Crime Library: Criminal Minds and Methods

The Menendez Brothers

Arraignment

Leslie Abramson(AP)
Leslie Abramson(AP)

The Andersen and Menendez families retained very good and very expensive legal counsel for Lyle and Erik. Selected to represent Erik was Leslie Abramson, a tiny woman with a Little Orphan Annie hairdo, a vocabulary like a sailor and an unstoppable will. Leslie is the granddaughter of an International Ladies' Garment Workers Union organizer and is so imposing that she intimidates many judges with her fierce presence. She lets her emotions show, if she does not like a judge's ruling, she wrinkles her face and shakes her head, daring the judge to find her in contempt. Leslie is a passionate opponent of the death penalty. She is also very successful too, having only lost one client to a death sentence. The Menendez case would be her fifteenth high profile murder case. She is devoted to her clients, so much so that her devotion to Erik would raise questions about her behavior and ethics during his trial. Abramson's fee for defending Erik was $750,000.

The Menendez brothers were arraigned for the murders of their parents on March 26, 1990 in Judge Judith Stein's courtroom at the Beverly Hills Municipal Court. The brothers entered the courtroom seeming not to care that their lives were on the line.

Jamie Pisarcik (AP)
Jamie Pisarcik (AP)

The brothers had been in the Los Angeles County Men's Jail for two weeks, but neither acted as if they had been in jail at all. Generally, a prisoner is contrite, worried and overwhelmed by court proceedings. The brothers were not contrite. They acted smug and arrogant. The courtroom was filled with reporters and supporters of the brothers, including Jaime Pisarcik and Erik's tennis coach, Mark Heffernan, who had been in Israel with him. Maria Menendez was also in the audience, supported by a large number of Menendez family members. The brothers waved and smiled at their friends and relatives and acted as if their defense attorneys would quickly clear things up so that the brothers could join their friends and family for a late lunch.

Erik in court (AP)
Erik in court (AP)

Judge Stein did not seem to be impressed by the two tan young men who sat casually slouched in their chairs before her.
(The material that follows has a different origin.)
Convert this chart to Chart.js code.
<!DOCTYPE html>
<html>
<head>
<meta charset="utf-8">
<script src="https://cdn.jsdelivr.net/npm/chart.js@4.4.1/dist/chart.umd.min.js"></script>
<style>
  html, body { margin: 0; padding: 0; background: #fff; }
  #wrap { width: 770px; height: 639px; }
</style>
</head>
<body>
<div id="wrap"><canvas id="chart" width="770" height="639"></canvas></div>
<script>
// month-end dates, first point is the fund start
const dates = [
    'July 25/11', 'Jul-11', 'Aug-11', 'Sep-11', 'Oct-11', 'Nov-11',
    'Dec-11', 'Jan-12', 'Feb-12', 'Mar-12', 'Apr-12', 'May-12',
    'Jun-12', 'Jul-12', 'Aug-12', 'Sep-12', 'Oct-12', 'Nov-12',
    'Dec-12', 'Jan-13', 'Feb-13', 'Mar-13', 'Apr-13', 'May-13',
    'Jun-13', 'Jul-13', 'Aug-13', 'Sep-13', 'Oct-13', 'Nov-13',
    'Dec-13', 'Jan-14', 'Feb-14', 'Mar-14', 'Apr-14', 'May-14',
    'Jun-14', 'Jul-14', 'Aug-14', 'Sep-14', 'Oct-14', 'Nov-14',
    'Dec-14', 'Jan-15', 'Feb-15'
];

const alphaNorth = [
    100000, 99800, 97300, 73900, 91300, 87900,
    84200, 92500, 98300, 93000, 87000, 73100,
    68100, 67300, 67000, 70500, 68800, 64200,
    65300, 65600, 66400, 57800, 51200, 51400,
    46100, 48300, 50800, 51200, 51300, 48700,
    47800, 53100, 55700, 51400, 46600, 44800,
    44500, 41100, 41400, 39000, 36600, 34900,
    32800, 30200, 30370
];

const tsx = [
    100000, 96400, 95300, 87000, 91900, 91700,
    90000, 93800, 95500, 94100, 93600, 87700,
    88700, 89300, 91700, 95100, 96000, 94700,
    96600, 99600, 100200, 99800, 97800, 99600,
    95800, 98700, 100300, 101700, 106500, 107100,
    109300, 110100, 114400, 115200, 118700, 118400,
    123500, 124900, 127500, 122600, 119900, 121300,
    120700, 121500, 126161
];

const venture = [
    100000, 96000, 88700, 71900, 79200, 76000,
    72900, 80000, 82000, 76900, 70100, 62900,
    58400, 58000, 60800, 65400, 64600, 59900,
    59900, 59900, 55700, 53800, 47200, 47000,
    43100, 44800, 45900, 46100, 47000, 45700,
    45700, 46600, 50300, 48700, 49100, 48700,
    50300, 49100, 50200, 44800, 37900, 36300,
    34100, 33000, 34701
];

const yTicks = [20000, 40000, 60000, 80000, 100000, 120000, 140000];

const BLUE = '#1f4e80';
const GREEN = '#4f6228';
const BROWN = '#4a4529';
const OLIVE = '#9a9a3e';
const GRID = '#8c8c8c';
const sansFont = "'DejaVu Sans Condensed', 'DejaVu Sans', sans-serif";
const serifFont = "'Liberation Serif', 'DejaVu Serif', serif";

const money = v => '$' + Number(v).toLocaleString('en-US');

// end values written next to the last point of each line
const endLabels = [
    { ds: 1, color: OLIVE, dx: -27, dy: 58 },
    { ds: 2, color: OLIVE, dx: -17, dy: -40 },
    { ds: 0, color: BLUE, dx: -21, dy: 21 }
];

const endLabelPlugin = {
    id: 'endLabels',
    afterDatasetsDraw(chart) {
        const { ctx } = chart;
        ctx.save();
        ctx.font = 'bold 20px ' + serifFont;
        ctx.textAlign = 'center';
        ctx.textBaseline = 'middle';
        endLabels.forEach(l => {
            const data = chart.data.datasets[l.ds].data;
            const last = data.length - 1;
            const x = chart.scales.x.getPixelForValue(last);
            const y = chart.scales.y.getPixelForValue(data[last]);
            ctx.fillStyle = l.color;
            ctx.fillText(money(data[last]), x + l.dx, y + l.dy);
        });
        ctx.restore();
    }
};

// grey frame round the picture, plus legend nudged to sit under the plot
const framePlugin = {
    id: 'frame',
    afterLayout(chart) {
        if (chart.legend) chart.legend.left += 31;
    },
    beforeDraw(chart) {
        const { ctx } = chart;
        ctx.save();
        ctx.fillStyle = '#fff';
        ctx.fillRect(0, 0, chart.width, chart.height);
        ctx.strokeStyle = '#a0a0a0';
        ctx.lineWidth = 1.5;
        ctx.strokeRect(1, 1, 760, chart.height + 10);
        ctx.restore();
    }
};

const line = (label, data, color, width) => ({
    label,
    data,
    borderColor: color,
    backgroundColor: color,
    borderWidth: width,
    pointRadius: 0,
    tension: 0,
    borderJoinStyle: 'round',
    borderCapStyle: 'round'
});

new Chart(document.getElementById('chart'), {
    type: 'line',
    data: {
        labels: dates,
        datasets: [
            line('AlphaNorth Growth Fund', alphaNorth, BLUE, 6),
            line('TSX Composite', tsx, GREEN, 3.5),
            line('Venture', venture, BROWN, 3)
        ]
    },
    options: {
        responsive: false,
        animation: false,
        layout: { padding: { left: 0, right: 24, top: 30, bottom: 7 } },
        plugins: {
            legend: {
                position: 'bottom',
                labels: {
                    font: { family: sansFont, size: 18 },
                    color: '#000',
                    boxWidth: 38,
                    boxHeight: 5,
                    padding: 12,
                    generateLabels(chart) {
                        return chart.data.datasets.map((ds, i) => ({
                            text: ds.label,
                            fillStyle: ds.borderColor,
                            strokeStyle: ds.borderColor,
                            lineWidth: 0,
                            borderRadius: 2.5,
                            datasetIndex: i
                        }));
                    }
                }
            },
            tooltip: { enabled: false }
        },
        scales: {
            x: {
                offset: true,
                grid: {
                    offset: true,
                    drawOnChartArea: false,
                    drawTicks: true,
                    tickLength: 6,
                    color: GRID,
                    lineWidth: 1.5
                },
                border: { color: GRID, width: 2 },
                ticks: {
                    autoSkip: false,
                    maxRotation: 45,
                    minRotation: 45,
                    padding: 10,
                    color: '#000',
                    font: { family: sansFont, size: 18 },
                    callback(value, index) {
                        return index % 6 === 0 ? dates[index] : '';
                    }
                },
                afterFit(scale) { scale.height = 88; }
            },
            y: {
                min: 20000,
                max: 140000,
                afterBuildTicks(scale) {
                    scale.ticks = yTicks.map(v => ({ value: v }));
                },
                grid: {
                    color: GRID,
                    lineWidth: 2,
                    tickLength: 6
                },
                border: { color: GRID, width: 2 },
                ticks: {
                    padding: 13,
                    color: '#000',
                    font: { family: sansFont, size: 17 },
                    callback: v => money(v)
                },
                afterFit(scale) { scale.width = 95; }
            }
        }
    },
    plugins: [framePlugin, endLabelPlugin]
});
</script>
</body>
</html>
She did not seem to appreciate the casual bantering that went on between the men and their attorneys and she did not like the amount of attention the men were paying to their girlfriends, family and friends in the audience.

Stein was a small woman with a nasal voice. She peered out at the brothers through a pair of glasses that sat low on her nose. The brothers apparently found the scene hilarious. Judge Stein ordered the brothers to stand up and face her. They did so and seemed barely able to contain their giggles.

Judge Stein read the charges to the brothers, "you have been charged with multiple murder for financial gain, while laying in wait, with a loaded firearm, for which, if convicted, you could receive the death penalty." "How do you plead?" Erik answered first, almost with a smirk on his face, "Not guilty, your honor." "Not guilty," echoed Lyle. The brothers were held without bail, pending trial, on first-degree murder charges with special circumstances.

Eventually the families retained Jill Lansing to represent Lyle. Lansing is a slender blond woman who had just left the Los Angeles County Public Defender's office to open her own private practice. Unlike Abramson, Lansing was not comfortable in high profile, media-intensive cases. Both Abramson and Lansing hired attorneys to assist them. Abramson hired Marcia Morrissey, forty-three, who had also been a Los Angeles County Public Defender. Morrissey had just finished defending Laney Greenberger in the Cotton Club case. Lansing hired Michael Burt, who was the head trial attorney in the San Francisco Public Defender's office and an expert in death penalty law.

Elliott Alhadeff was to prosecute the Menendez brothers, but he and the District Attorney, Ira Reiner, were not getting along and Reiner replaced Alhadeff and gave the case back to Pam Ferrero. Soon after becoming involved in the case again, Ferrero married another Assistant District Attorney, Peter Bozanich. Pam Bozanich was thirty-nine and a graduate from Wellesley. Bozanich is a petite woman with dark brown hair with an understated, yet professional air, about her. She was in many ways the complete opposite of Leslie Abramson, who was theatrical and flamboyant. Bozanich had recently prosecuted the retrial of the McMartin Preschool molestation case.